Goal of the exercise>
Using the records below, copy exactly the part that opens with the line holding "Write a Python" and closes with the line holding "import plotly.graph_objects as go", minus the pictures.

Material to process>
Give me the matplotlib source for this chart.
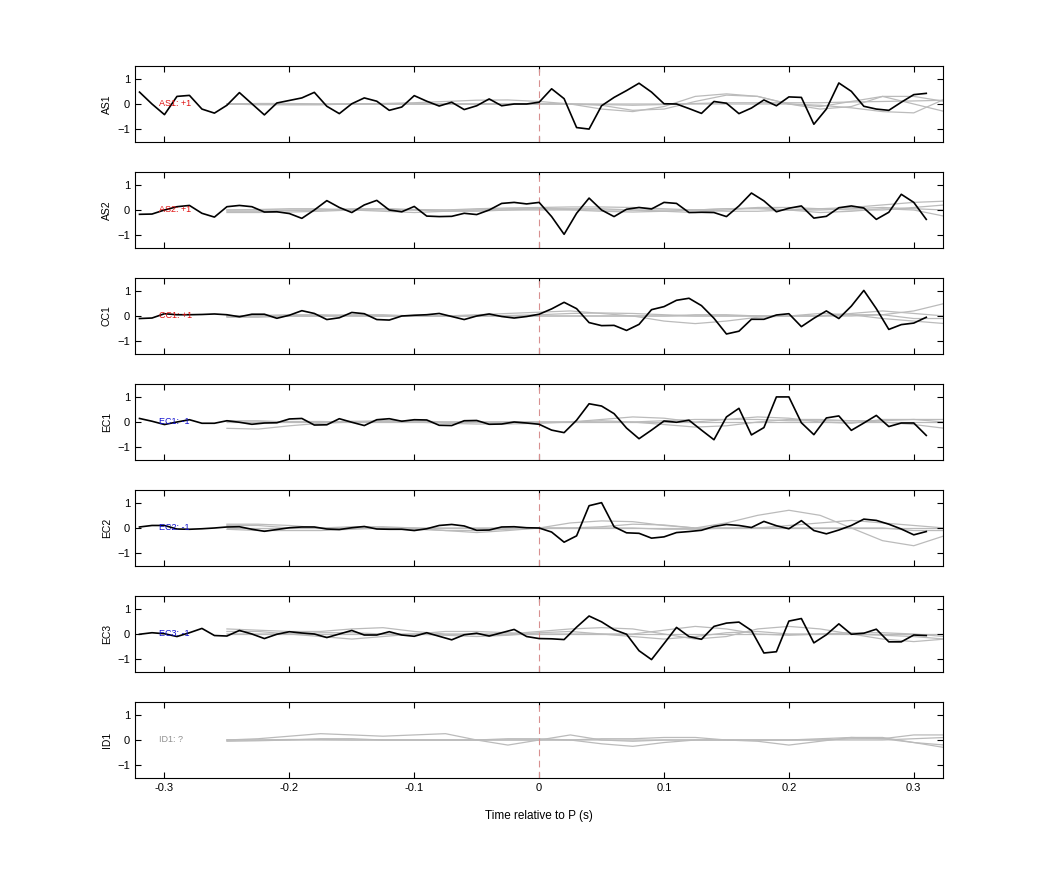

--

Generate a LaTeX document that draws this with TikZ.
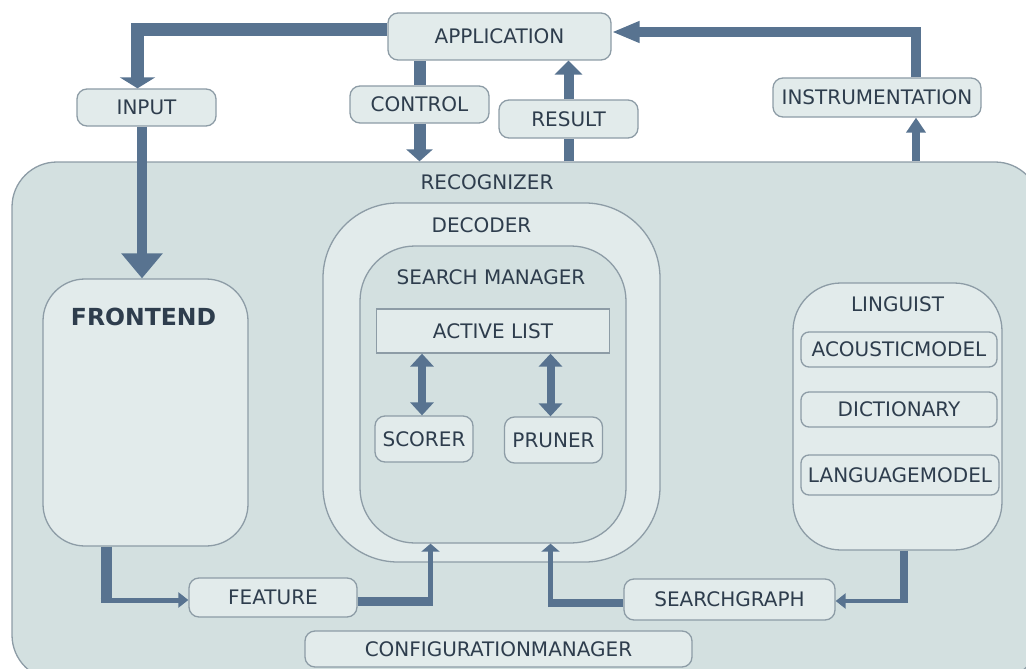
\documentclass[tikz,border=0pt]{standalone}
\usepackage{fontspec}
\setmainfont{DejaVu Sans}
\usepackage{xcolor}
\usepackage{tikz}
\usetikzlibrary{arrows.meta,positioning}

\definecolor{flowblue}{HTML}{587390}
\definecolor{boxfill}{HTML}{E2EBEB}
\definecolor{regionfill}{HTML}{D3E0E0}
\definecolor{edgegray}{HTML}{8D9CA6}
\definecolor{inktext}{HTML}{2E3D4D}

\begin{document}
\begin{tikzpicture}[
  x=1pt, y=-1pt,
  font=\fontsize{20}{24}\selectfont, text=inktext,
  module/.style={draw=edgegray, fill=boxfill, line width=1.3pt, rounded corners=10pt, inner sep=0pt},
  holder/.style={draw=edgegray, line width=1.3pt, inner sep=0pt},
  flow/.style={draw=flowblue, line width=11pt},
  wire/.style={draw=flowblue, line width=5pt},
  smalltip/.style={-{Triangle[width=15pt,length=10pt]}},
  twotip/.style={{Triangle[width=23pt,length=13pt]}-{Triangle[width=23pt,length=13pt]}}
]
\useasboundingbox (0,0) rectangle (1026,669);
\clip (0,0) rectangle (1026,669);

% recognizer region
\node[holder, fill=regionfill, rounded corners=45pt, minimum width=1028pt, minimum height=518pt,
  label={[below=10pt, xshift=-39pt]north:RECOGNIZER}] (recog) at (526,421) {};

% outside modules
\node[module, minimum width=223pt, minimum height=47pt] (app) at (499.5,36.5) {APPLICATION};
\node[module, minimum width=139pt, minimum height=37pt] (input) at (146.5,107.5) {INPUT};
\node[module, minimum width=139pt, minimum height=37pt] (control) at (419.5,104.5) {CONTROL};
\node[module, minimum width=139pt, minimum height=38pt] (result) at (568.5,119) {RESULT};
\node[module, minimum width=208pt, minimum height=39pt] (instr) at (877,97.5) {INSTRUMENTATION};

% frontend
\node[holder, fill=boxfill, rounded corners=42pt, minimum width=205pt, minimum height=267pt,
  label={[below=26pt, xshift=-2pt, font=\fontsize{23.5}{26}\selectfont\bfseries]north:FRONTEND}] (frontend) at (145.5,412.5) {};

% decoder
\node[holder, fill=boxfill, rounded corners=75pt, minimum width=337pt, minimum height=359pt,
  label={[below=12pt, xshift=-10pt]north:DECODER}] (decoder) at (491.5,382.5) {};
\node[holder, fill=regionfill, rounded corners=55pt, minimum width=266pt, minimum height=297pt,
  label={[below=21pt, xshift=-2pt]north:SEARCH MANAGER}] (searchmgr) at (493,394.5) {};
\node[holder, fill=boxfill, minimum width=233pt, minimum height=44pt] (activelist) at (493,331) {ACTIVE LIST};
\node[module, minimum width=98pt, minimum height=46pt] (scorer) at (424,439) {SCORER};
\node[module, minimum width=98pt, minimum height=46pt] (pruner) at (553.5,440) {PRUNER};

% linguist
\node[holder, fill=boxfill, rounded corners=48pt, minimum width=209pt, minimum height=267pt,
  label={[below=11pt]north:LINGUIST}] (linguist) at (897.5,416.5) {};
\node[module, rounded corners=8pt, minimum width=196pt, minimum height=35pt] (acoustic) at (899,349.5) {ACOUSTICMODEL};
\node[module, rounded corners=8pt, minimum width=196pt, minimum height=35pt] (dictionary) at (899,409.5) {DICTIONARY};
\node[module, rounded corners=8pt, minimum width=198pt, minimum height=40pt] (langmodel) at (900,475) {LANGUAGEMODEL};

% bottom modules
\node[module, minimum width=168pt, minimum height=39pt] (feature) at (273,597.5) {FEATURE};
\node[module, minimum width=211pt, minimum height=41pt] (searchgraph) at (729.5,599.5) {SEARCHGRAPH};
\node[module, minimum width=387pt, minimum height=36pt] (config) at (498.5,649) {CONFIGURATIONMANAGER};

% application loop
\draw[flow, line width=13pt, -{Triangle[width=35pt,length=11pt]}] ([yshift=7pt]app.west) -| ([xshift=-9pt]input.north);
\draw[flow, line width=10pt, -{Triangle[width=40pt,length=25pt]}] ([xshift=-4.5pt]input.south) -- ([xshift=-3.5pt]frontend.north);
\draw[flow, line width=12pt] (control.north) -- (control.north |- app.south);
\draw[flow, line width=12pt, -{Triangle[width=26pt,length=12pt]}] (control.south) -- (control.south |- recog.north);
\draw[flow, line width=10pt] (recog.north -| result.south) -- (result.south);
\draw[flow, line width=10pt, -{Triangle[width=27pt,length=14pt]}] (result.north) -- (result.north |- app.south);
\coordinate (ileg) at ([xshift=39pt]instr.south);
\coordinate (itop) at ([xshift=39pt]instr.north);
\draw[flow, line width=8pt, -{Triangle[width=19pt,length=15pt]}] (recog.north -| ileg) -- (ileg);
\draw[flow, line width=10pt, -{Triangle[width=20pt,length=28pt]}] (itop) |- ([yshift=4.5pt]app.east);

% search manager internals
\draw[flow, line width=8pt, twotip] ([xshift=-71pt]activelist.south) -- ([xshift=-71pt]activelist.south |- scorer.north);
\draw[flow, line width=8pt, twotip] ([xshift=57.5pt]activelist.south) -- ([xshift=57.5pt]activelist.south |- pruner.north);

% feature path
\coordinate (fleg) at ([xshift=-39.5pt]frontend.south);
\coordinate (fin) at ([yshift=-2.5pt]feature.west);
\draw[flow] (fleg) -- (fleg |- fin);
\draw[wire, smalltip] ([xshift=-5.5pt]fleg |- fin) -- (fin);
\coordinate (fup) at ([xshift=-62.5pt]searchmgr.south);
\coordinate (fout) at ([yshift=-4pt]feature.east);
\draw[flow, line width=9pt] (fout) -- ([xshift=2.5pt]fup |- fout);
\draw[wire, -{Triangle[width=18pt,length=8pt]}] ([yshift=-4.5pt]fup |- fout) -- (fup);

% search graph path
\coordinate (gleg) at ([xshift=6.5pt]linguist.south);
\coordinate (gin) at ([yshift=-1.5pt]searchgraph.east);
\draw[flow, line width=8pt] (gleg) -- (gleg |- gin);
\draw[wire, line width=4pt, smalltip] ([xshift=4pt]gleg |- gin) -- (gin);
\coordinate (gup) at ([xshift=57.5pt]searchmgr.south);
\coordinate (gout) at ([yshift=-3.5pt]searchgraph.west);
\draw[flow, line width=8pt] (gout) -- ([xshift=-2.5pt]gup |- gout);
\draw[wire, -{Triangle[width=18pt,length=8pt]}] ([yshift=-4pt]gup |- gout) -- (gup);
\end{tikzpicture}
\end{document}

--

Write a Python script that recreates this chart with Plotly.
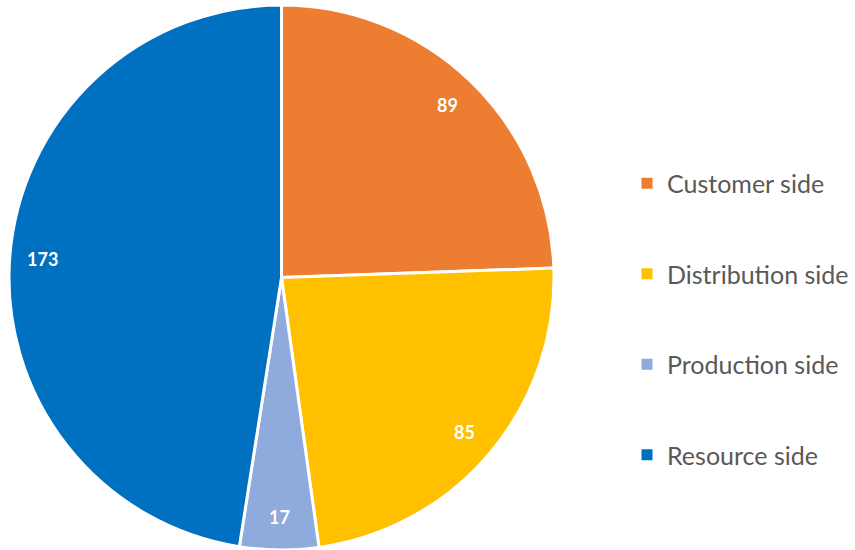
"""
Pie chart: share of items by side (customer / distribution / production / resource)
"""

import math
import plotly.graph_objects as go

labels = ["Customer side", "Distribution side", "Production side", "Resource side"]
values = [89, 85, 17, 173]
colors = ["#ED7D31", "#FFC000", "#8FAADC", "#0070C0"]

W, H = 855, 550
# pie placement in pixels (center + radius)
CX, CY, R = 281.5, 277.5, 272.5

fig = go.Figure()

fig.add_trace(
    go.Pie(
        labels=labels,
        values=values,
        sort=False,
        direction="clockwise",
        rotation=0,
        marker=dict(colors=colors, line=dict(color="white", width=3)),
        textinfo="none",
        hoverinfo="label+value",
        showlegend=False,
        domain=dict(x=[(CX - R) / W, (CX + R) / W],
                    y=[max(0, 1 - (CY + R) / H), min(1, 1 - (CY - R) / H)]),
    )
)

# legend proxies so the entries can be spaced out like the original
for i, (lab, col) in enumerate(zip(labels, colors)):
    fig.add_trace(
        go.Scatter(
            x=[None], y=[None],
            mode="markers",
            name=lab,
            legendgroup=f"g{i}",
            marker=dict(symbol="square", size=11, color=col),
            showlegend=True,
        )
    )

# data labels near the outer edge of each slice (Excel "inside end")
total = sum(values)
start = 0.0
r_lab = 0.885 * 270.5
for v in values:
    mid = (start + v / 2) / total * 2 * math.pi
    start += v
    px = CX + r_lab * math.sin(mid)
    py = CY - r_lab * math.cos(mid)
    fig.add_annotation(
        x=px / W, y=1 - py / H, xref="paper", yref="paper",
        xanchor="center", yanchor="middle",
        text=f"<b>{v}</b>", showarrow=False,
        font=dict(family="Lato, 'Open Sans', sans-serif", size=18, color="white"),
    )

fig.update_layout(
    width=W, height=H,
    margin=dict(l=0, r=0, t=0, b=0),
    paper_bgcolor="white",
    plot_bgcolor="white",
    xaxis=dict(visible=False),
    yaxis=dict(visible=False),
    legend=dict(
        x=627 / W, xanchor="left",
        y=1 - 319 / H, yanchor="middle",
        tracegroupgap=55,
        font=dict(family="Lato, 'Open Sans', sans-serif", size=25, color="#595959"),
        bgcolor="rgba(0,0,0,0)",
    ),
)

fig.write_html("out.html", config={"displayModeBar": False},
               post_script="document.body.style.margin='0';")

Worked solution>
Write a Python script that recreates this chart with Plotly.
"""
Pie chart: share of items by side (customer / distribution / production / resource)
"""

import math
import plotly.graph_objects as go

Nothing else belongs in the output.